Bir peltast, genellikle bir cirit kuşanmış ve hafif bir kalkan taşıyan bir tür Yunan piyadesiydi. Trakya'dan ortaya çıkan peltast, Klasik dönemde ve özellikle Peloponez Savaşı'ndan sonra Yunan ordusunda yaygınlaşmıştı.
Peltast ismi, bu tür askerlerin genellikle taşıdığı tipik hilal şeklindeki kalkan olan peltē'den türemiştir. Bu askeri tür, Trakya çevresindeki Arkaik dönemde ortaya çıkmış ve paralı asker olarak savaşan bu peltasteler, birçok Yunan şehir devleti ordusunun yaygın bir özelliği hâline gelmişti. Klasik dönemde peltast terimi, cirit tutan, zırh giymeyen ve hafif kalkan taşıyan herhangi bir askere atıfta bulunmak için kullanılmıştır.

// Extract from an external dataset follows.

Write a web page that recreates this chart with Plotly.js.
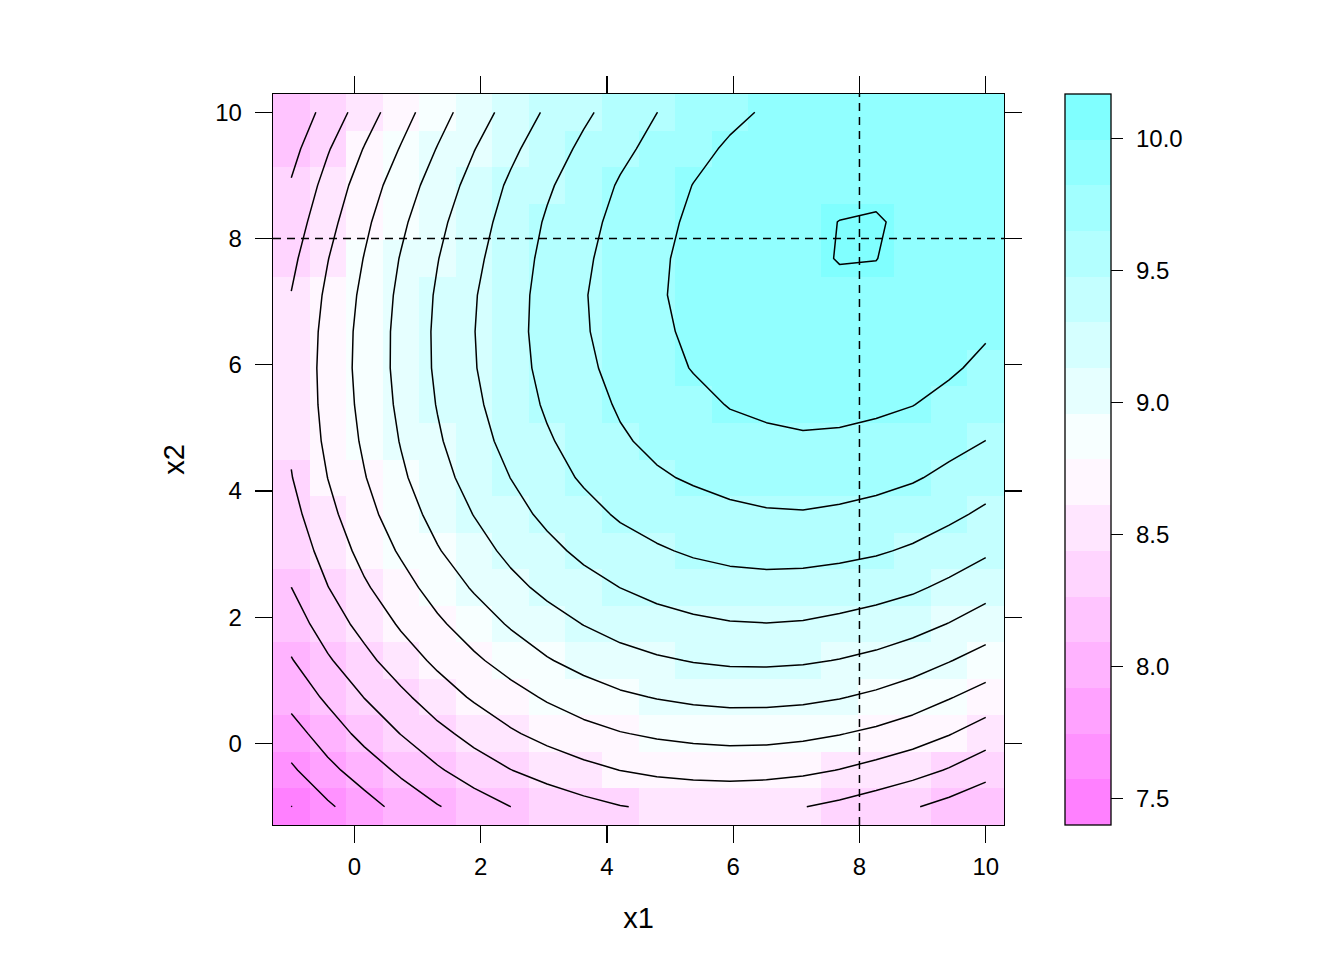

O zamanlar peltast'ın ana silahı cirit (akon) idi. Bunların uzunluğu 1.25 ile 2.25 metre arasındaydı ve hoplit asker sınıfının daha ağır mızrağından, daha küçük noktalara sahipti. Peltastlar kalkanı, hoplitlerin taşıdığı bronz yüzlü kalkandan, çok daha hafifti ve ahşap bir çerçevenin üzerine gerilmiş hasır veya posttan yapılmıştı. Bu ve ağır bronz zırh ve kaskın eksikliği, peltastların sahada hoplitlerden çok daha hareketli olabileceği anlamına geliyordu.
İyi eğitilmiş bir peltast belki ciritini yaklaşık 25 metre veya daha uzağa fırlatabiliyordu. Atışa yardımcı olması için, peltastlar genellikle mızrağın etrafına bağlanmış ve ilk iki parmaklarının üzerine sarılmış bir deri kayış (ankil) kullanırdı. Fırlatmadan hemen önce kol gerildiğinde bırakılırdı, bu kayış elin gücünü ve mesafesini genişletirdi dolayısıyla mızrağın katedeceği mesafe de artardı. Açıkçası, peltastlar en iyi şekilde düşmandan uzak bir mesafede konuşlandırılırdı ve genellikle hoplit falanksının yanlarına yerleştirilmiş 600 kadar gruplar halinde oluşturmuşlardır. Ayrıca, şüphesiz daha yüksek hareket kabiliyetleri nedeniyle, peltastlar muhtemelen ön saflarda gözcü olarak da kullanılıyordu.
Organize olmuş falanks düzenindeki bir hoplit grubunun dengi bulunmasa da, peltastlar kendilerine vur kaç taktiği yapılması söylendiğinde karşısındaki ağır zırhlı düşmanlara karşı oldukça etkiliydiler. Hoplitler zırhlarından ötürü, peltastları uzun mesafede etkili bir şekilde takip edemeyecek kadar ağırlardı. Ek olarak, eğer arazi düz değilse, hoplitler düzensiz dağılmışsa veya yanlardan veya arkadan saldırıyorsa, peltastlar bir hoplit kuvvetini bile yenebilirdi. Bu şekilde kayda değer zaferler, M.Ö. 424'te Atinalı peltastların Peloponez'deki Sphacteria adasının engebeli arazisinde Spartalı hoplitleri yendiği zaman meydana geldi. Peltastların hareketliliğinin ve gerektiğinde yakın mesafede çatışmaya eğilimlerinin, günü kazandırdığı bir diğer savaş ise M.Ö. 422'de Amfipolis'teydi. Burada Spartalı general Brasidas, Atinalı hoplitlerin bir kuvvetini yenmek için yıkıcı etkisi olan Myrkinialı ve Chalkidialı peltastlarını kullandı. Üçüncü örnek olarak Atina lideri Iphikrates, M.Ö. 390'da Korint yakınlarındaki Lechaion'da bir dizi vur kaç saldırıları gerçekleştirdiğinde, Spartalı hoplitleri peltastlarıyla yendi. Bununla birlikte, peltastların iyi bir zeminde örgütlü bir hoplit kuvvetini tamamen yenmeleri pek mümkün olmadığından, M.Ö. 4. yüzyıldan itibaren, en başarılı orduların, okçular, sapancılar ve nihayetinde süvariler gibi diğer asker türleriyle birlikte her iki unsurun bir karışımını kullananlar olduğu giderek daha belirgin hale geldi.